Dottoressa Capriotti, a che punto è con le sue ricerche?
"Sono appena tornata da Washington per due progetti con il National Geographic, uno in Groenlandia e uno che coinvolge due isole italiane, Pantelleria e Lampedusa. Entrambi hanno a che fare con le microplastiche nei mari ed entrambe hanno voluto però raccontare l’ambiente dal punto di vista degli abitanti".
Può dirci di più?
"In tutti e due i progetti abbiamo ascoltato chi in quelle isole vive. Nel caso della Groenlandia, in questo momento, chiaramente i fattori geopolitici sono al centro del dibattito (dopo le uscite del presidente Usa Trump sulla volontà di annettere il territorio danese, ndr) e questo impatta sul rapporto che hanno le persone con la natura che li circonda. Mi ha colpito come anche nella pesca seguano un rispetto dell’ambiente che parte da lontano, perché sanno, ad esempio, che se pescano troppo ci sarà sempre meno pesce. Si cibano di quanto offerto dalla natura ma con profondo rispetto, un rispetto che in parte viene da tradizioni antichissime, tramandate nelle generazioni. Siamo stati a bordo di una nave del National Geographic per mappare la presenza di contaminanti ambientali lungo la costa".
E sul fronte italiano?
"Si tratta di un progetto più importante, 15 esploratori di National Geographic italiani tra ricercatori, professori universitari, educatori, e anche un fotografo per mettere insieme ricerca ed educazione: abbiamo coinvolto i ragazzi delle scuole, in un territorio dove davvero gli spostamenti sono difficili e ci si sente lontani dal mondo. Lì la scoperta è stata l’attenzione che hanno i più giovani per l’ecosistema e la facilità con cui apprendono nozioni importanti sulla conservazione dell’ambiente: abbiamo insegnato loro a fare campionamenti e ricerche, lasciandogli anche dei kit per continuare i monitoraggi in futuro. Le foto poi sono state esposte nei musei delle isole e anche nella mia San Benedetto".
No alla pesca intensiva, coinvolgere le nuove generazioni, ascolto delle necessità delle popolazioni: tre azioni fondamentali perché la lotta a preservare l’ecosistema marino, e quindi la salute del pianeta, diventi battaglia di tutti.
"Sì, il primo passo è far conoscere quello che c’è sotto il livello del mare. Quando le persone si rendono conto della fragilità, e soprattutto della bellezza, dei propri ecosistemi, cambiano atteggiamento, si sentono coinvolte in prima persona. Come sa mi occupo di microplastiche e in questi anni abbiamo campionato le cozze: nei loro tessuti accumulano contaminanti, infatti sono delle sentinelle dello stato della salute del mare".
E come stanno i nostri mari?
"Purtroppo non bene.
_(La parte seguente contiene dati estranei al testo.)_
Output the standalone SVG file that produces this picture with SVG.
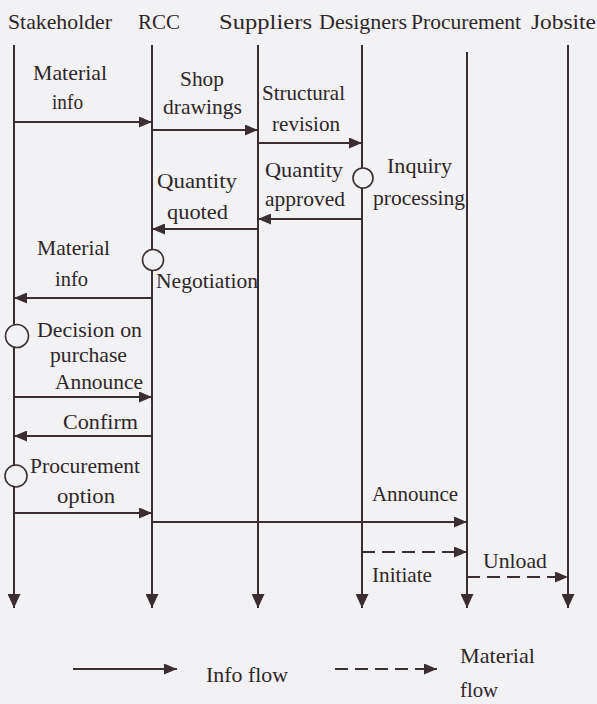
<svg xmlns="http://www.w3.org/2000/svg" width="597" height="704" viewBox="0 0 597 704">
<defs>
<marker id="ah" markerWidth="13" markerHeight="11" refX="13" refY="5.5" orient="auto" markerUnits="userSpaceOnUse"><path d="M0,0 L13,5.5 L0,11 z" fill="#3a2e32"/></marker>
<marker id="ahd" markerWidth="14" markerHeight="13" refX="14" refY="6.5" orient="auto" markerUnits="userSpaceOnUse"><path d="M0,0 L14,6.5 L0,13 z" fill="#3a2e32"/></marker>
</defs>
<style>
text{font-family:"Liberation Serif","Times New Roman",serif;font-size:21px;fill:#2e2629}
.life{stroke:#3a2e32;stroke-width:2;fill:none;marker-end:url(#ahd)}
.msg{stroke:#3a2e32;stroke-width:1.8;fill:none;marker-end:url(#ah)}
.mat{stroke:#3a2e32;stroke-width:1.8;fill:none;stroke-dasharray:13 7;marker-end:url(#ah)}
.act{fill:#f2f2f4;stroke:#3a2e32;stroke-width:1.6}
</style>
<rect width="597" height="704" fill="#f2f2f4"/>

<g id="stakeholder">
<text x="8" y="29" textLength="104" lengthAdjust="spacingAndGlyphs">Stakeholder</text>
<line class="life" x1="14" y1="45" x2="14" y2="608"/>
</g>
<g id="rcc">
<text x="138" y="29" textLength="42" lengthAdjust="spacingAndGlyphs">RCC</text>
<line class="life" x1="152" y1="45" x2="152" y2="608"/>
</g>
<g id="suppliers">
<text x="219" y="29" textLength="93" lengthAdjust="spacingAndGlyphs">Suppliers</text>
<line class="life" x1="258" y1="45" x2="258" y2="608"/>
</g>
<g id="designers">
<text x="319" y="29" textLength="88" lengthAdjust="spacingAndGlyphs">Designers</text>
<line class="life" x1="362" y1="45" x2="362" y2="608"/>
</g>
<g id="procurement">
<text x="411" y="29" textLength="110" lengthAdjust="spacingAndGlyphs">Procurement</text>
<line class="life" x1="467" y1="52" x2="467" y2="608"/>
</g>
<g id="jobsite">
<text x="531" y="29" textLength="65" lengthAdjust="spacingAndGlyphs">Jobsite</text>
<line class="life" x1="568" y1="45" x2="568" y2="608"/>
</g>

<g id="activities">
<g id="inquiry-processing">
<circle class="act" cx="363" cy="178" r="10"/>
<text x="387" y="173" textLength="65" lengthAdjust="spacingAndGlyphs">Inquiry</text>
<text x="373" y="205" textLength="92" lengthAdjust="spacingAndGlyphs">processing</text>
</g>
<g id="negotiation">
<circle class="act" cx="153" cy="260" r="10.5"/>
<text x="156" y="288" textLength="102" lengthAdjust="spacingAndGlyphs">Negotiation</text>
</g>
<g id="decision">
<circle class="act" cx="17" cy="336" r="11.5"/>
<text x="37" y="337" textLength="105" lengthAdjust="spacingAndGlyphs">Decision on</text>
<text x="50" y="362" textLength="77" lengthAdjust="spacingAndGlyphs">purchase</text>
</g>
<g id="procurement-option">
<circle class="act" cx="16" cy="476" r="11"/>
<text x="30" y="473" textLength="110" lengthAdjust="spacingAndGlyphs">Procurement</text>
<text x="57" y="503" textLength="58" lengthAdjust="spacingAndGlyphs">option</text>
</g>
</g>

<g id="connectors">
<line class="msg" x1="14" y1="122" x2="152" y2="122"/>
<text x="33" y="80" textLength="74" lengthAdjust="spacingAndGlyphs">Material</text>
<text x="52" y="109" textLength="31" lengthAdjust="spacingAndGlyphs">info</text>

<line class="msg" x1="152" y1="130" x2="258" y2="130"/>
<text x="180" y="86" textLength="44" lengthAdjust="spacingAndGlyphs">Shop</text>
<text x="163" y="114" textLength="79" lengthAdjust="spacingAndGlyphs">drawings</text>

<line class="msg" x1="258" y1="143" x2="362" y2="143"/>
<text x="262" y="100" textLength="83" lengthAdjust="spacingAndGlyphs">Structural</text>
<text x="272" y="131" textLength="68" lengthAdjust="spacingAndGlyphs">revision</text>

<line class="msg" x1="362" y1="219" x2="258" y2="219"/>
<text x="265" y="177" textLength="78" lengthAdjust="spacingAndGlyphs">Quantity</text>
<text x="265" y="206" textLength="80" lengthAdjust="spacingAndGlyphs">approved</text>

<line class="msg" x1="258" y1="229" x2="152" y2="229"/>
<text x="157" y="188" textLength="80" lengthAdjust="spacingAndGlyphs">Quantity</text>
<text x="167" y="219" textLength="61" lengthAdjust="spacingAndGlyphs">quoted</text>

<line class="msg" x1="152" y1="298" x2="14" y2="298"/>
<text x="37" y="255" textLength="73" lengthAdjust="spacingAndGlyphs">Material</text>
<text x="55" y="286" textLength="33" lengthAdjust="spacingAndGlyphs">info</text>

<line class="msg" x1="14" y1="397" x2="152" y2="397"/>
<text x="55" y="389" textLength="88" lengthAdjust="spacingAndGlyphs">Announce</text>

<line class="msg" x1="152" y1="436" x2="14" y2="436"/>
<text x="63" y="429" textLength="75" lengthAdjust="spacingAndGlyphs">Confirm</text>

<line class="msg" x1="14" y1="513" x2="152" y2="513"/>

<line class="msg" x1="152" y1="522" x2="467" y2="522"/>
<text x="372" y="501" textLength="86" lengthAdjust="spacingAndGlyphs">Announce</text>

<line class="mat" x1="362" y1="552" x2="467" y2="552"/>
<text x="372" y="582" textLength="60" lengthAdjust="spacingAndGlyphs">Initiate</text>

<line class="mat" x1="467" y1="577" x2="568" y2="577"/>
<text x="483" y="568" textLength="64" lengthAdjust="spacingAndGlyphs">Unload</text>
</g>

<g id="legend">
<line class="msg" x1="73" y1="669" x2="177" y2="669"/>
<text x="206" y="682" textLength="82" lengthAdjust="spacingAndGlyphs">Info flow</text>
<line class="mat" x1="335" y1="669" x2="437" y2="669"/>
<text x="460" y="663" textLength="75" lengthAdjust="spacingAndGlyphs">Material</text>
<text x="460" y="697" textLength="38" lengthAdjust="spacingAndGlyphs">flow</text>
</g>
</svg>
Le cozze hanno dimostrato che lo stress climatico è un elemento nocivo, che ha portato alla morìa in Adriatico. Una delle ultime ondate di calore, per capirci, ha provocato una temperatura del mare Adriatico per 41 giorni superiori ai 30 gradi, praticamente un mare tropicale. Le cozze si ripopolano durante l’inverno e la primavera, tanto che ora i nostri scogli sono coperti di piccoli mitili. Ma poi d’estate muoiono, per la temperatura del mare che diventa troppo alta a causa del cambiamento climatico".
Siamo già fuori tempo massimo? O possiamo ancora frenare gli effetti della crisi climatica?
"I danni sono enormi e li vediamo tutti. Ma non dobbiamo fare l’errore di pensare che tutto sia perduto. Intanto perché basterebbe che cambiassimo le nostre abitudini e il nostro stile di vita di poco. Ad esempio nella pesca c’è uno spreco enorme a livello di quantitativi pescati, quindi anche di energia, forza lavoro etc. Già diminuire l’alimentazione animale porterebbe benifici imporantissimi in termini di climate change e anche di salute. E poi dobbiamo fidarci della natura e della sua incredibile resistenza. La sua capacità di rinascere nonostante il nostro impatto, lascia senza fiato".